I was too young to understand what was happening before Dad got his transplant. I don’t know all the suffering he went through, the terror my mom felt or how that chaos subconsciously affected my older sister and me growing up in it. Having had a very small taste of the enormity that is dialysis treatments, I can’t believe how my parents managed it all with two small kids. During one of his dialysis treatments last year, Dad told me how he took us to the Ex when we were little after a similar treatment and the nurse told him he was crazy, he should be resting. He replied, “They are only this little for so long. I can’t wait till later.” I only have happy memories of my childhood which is a testament to my parents’ strength and calibre of family and friends that helped them. I do know the type of people my parents are, and the life values that they have passed on to me because of it. Maybe they would have been the same people without having gone through it all, but I feel deep down that I would not be the same person. The effects of Dad’s shooting and transplant are branded on my being.

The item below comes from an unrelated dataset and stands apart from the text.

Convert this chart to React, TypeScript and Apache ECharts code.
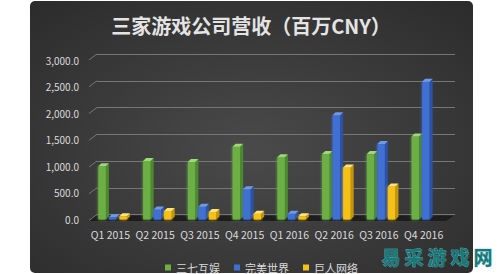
import React, { useEffect, useRef } from "react";
import * as echarts from "echarts";

const categories = ["Q1 2015", "Q2 2015", "Q3 2015", "Q4 2015", "Q1 2016", "Q2 2016", "Q3 2016", "Q4 2016"];
const seriesNames = ["三七互娱", "完美世界", "巨人网络"];
const sanqi = [1000, 1100, 1080, 1370, 1170, 1230, 1230, 1560];
const wanmei = [40, 190, 240, 570, 110, 1960, 1420, 2590];
const juren: (number | null)[] = [60, 160, 140, 110, 60, 980, 620, null];
const yTicks = [0, 500, 1000, 1500, 2000, 2500, 3000];
const titleText = "三家游戏公司营收（百万CNY）";
const watermarkText = "易采游戏网";

const palette = [
  { front: "#6cb044", top: "#9fd77a", side: "#4c8a2f" },
  { front: "#3f6fd2", top: "#7199e6", side: "#2c52a4" },
  { front: "#f6c119", top: "#ffe27a", side: "#c69608" },
];

const FONT = '"Noto Sans CJK SC", "Noto Sans", sans-serif';

function makeBarRender(k: number) {
  return (params: any, api: any) => {
    const idx = api.value(0);
    const v = api.value(1);
    if (v == null || isNaN(v)) return null;
    const top = api.coord([idx, v]);
    const base = api.coord([idx, 0]);
    const band = api.size([1, 0])[0];
    const fw = band * 0.168;
    const dx = band * 0.067;
    const dy = 3;
    const slot = fw + dx;
    const x0 = base[0] - band * 0.268 + k * slot;
    const c = palette[k];
    const yt = top[1];
    const yb = base[1];
    return {
      type: "group",
      children: [
        {
          type: "rect",
          shape: { x: x0, y: yt, width: fw, height: yb - yt },
          style: { fill: c.front, shadowBlur: 3, shadowColor: c.front },
        },
        {
          type: "polygon",
          shape: { points: [[x0 + fw, yt], [x0 + fw + dx, yt - dy], [x0 + fw + dx, yb - dy], [x0 + fw, yb]] },
          style: { fill: c.side },
        },
        {
          type: "polygon",
          shape: { points: [[x0, yt], [x0 + dx, yt - dy], [x0 + fw + dx, yt - dy], [x0 + fw, yt]] },
          style: { fill: c.top },
        },
      ],
    };
  };
}

export default function App() {
  const ref = useRef<HTMLDivElement>(null);
  useEffect(() => {
    document.body.style.margin = "0";
    const chart = echarts.init(ref.current!, null, { renderer: "svg" });
    const seriesData = [sanqi, wanmei, juren];

    const barSeries = seriesData.map((arr, k) => ({
      type: "custom",
      name: seriesNames[k],
      xAxisIndex: 0,
      yAxisIndex: 0,
      z: 5,
      itemStyle: { color: palette[k].front },
      renderItem: makeBarRender(k),
      encode: { x: 0, y: 1 },
      data: arr.map((v, i) => [i, v == null ? NaN : v]),
    }));

    const option: any = {
      animation: false,
      color: palette.map((p) => p.front),
      textStyle: { fontFamily: FONT },
      title: {
        text: titleText,
        left: 246,
        top: 10,
        textAlign: "center",
        textStyle: { color: "#e4e4e4", fontSize: 20, fontWeight: "bold", fontFamily: FONT },
      },
      legend: {
        data: seriesNames,
        left: 160,
        top: 257,
        icon: "rect",
        itemWidth: 6,
        itemHeight: 6,
        itemGap: 14,
        textStyle: { color: "#dadada", fontSize: 11, fontFamily: FONT },
      },
      grid: [
        { left: 88, right: 54, top: 60, bottom: 54.5 },
        { left: 97, right: 45, top: 54, bottom: 59.5 },
      ],
      xAxis: [
        {
          type: "category",
          gridIndex: 0,
          data: categories,
          axisLine: { show: false },
          axisTick: { show: false },
          axisLabel: { color: "#dadada", fontSize: 10.5, margin: 10, interval: 0, fontFamily: FONT },
        },
        {
          type: "category",
          gridIndex: 1,
          data: categories,
          show: false,
        },
      ],
      yAxis: [
        {
          type: "value",
          gridIndex: 0,
          min: yTicks[0],
          max: yTicks[yTicks.length - 1],
          interval: yTicks[1] - yTicks[0],
          axisLine: { show: false },
          axisTick: { show: false },
          splitLine: { show: false },
          axisLabel: {
            color: "#dadada",
            fontSize: 10,
            margin: 9,
            fontFamily: FONT,
            formatter: (v: number) =>
              v.toLocaleString("en-US", { minimumFractionDigits: 1, maximumFractionDigits: 1 }),
          },
        },
        {
          type: "value",
          gridIndex: 1,
          min: yTicks[0],
          max: yTicks[yTicks.length - 1],
          interval: yTicks[1] - yTicks[0],
          axisLine: { show: false },
          axisTick: { show: false },
          axisLabel: { show: false },
          splitLine: { show: true, lineStyle: { color: "#767676", width: 1 } },
        },
      ],
      graphic: [
        {
          type: "rect",
          z: -10,
          silent: true,
          shape: { x: 30, y: 1, width: 443, height: 272, r: 5 },
          style: {
            fill: new echarts.graphic.RadialGradient(0.5, 0.55, 0.75, [
              { offset: 0, color: "#4a4a4a" },
              { offset: 1, color: "#2b2b2b" },
            ]),
          },
        },
        {
          type: "group",
          z: 100,
          silent: true,
          children: watermarkText.split("").map((ch, i) => ({
            type: "text",
            x: 391 + i * 23,
            y: 256,
            style: {
              text: ch,
              font: `bold 19px ${FONT}`,
              fill: "#17797b",
              stroke: "#6cc0c0",
              lineWidth: 0.6,
              align: "center",
              verticalAlign: "middle",
            },
          })),
        },
      ],
      series: [
        {
          type: "custom",
          name: "floor",
          xAxisIndex: 0,
          yAxisIndex: 0,
          z: 3,
          silent: true,
          encode: { x: 0, y: 1 },
          data: categories.map((_, i) => [i, 0]),
          renderItem: (params: any, api: any) => {
            const p = api.coord([api.value(0), 0]);
            const band = api.size([1, 0])[0];
            const xl = p[0] - band / 2;
            const xr = p[0] + band / 2;
            const y0 = p[1];
            return {
              type: "polygon",
              shape: { points: [[xl, y0 + 1.5], [xl + 8, y0 - 4], [xr + 8, y0 - 4], [xr, y0 + 1.5]] },
              style: { fill: "#1d1d1d" },
            };
          },
        },
        {
          type: "custom",
          name: "ticks",
          xAxisIndex: 1,
          yAxisIndex: 1,
          z: 3,
          silent: true,
          encode: { x: 0, y: 1 },
          data: yTicks.map((t) => [0, t]),
          renderItem: (params: any, api: any) => {
            const p = api.coord([0, api.value(1)]);
            const band = api.size([1, 0])[0];
            const x = p[0] - band / 2;
            return {
              type: "line",
              shape: { x1: x - 8, y1: p[1] + 6, x2: x, y2: p[1] },
              style: { stroke: "#767676", lineWidth: 1 },
            };
          },
        },
        ...barSeries,
      ],
    };
    chart.setOption(option);
    return () => chart.dispose();
  }, []);
  return <div ref={ref} style={{ width: 500, height: 274 }} />;
}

Losing Dad is the worst. Continuing to write this story, without my co-writer, is awful and yet also a little awesome and cathartic as an important way to honour his legacy and to make organ donation personal to people who did not grow up with the same experiences I did (see video below). Like the main character Charlotte trying to prove her worthiness, I am also on a quest to be worthy of the gift that was my Dad's life. Kidney disease is an incurable and undiscriminating disease that affects over 2 million Canadians regardless of age, health, and ethnicity but receives little public and media attention.  While this show will raise awareness of the disease and some of its effects, at its core, it is grappling with ideas and ideals that we all face, no matter our state of health: the journey of humanity – how we qualify and exemplify goodness, worthiness, and search to find answers of what our true purpose is. It is a play about serving others – something Randy Leamen really believed in.

Dad memorial card.jpg

Posted on No Porpoise's Facebook on August 2nd 2017. I wasn't sure when I would be ready to start working on WORTHY again, but I felt (and continue to feel) that people need to hear the impact of an organ donation - a ripple effect that goes far beyond the one person receiving the organ.